The second port from the top is DCC IN. It takes the DCC input from the TRACK output of the SB5 via the blue and white wires in the photo coming from the TRACK output on the SB5.

The third port from the top is Power Input. This must come from a common 5 AMP AC-DC adapter that puts out 12-16 volts DC via a coaxial plug, typical of DCC power supplies. This isn't supplied with the booster. Tam Valley sells them, but you can find them more cheaply on eBay in the $8-10 range. The documentation doesm't make it clear that you need this for the unit to work.

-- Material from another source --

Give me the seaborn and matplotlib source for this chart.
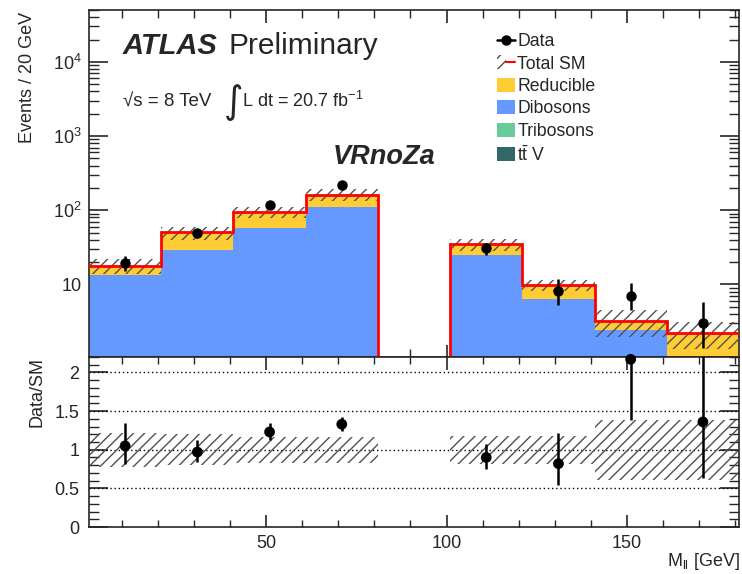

When everything has been installed correctly, there are three red LEDs, one under each port, that should light up as shown in the photo. If the circuit breaker trips, the LED under the top, DCC OUT, port will dim to about hslf brightness. This is the only short-circuit indication you will get, and it will trip before the DCC booster or command station breaker trips. This means you won't get any flash or beep from the booster or command station for a short, as they won't know anything is wromg, since the Tam Valley breaker will have beaten them to it.

The documentation doesn't make it clear that the board with the LEDs must be visible during layout operation so you can tell if there's a short been detected.

I'm hoping that the DAB002 prevents any further melted gears on my locos. It has already tripped for one short before the SB5 breaker could trip.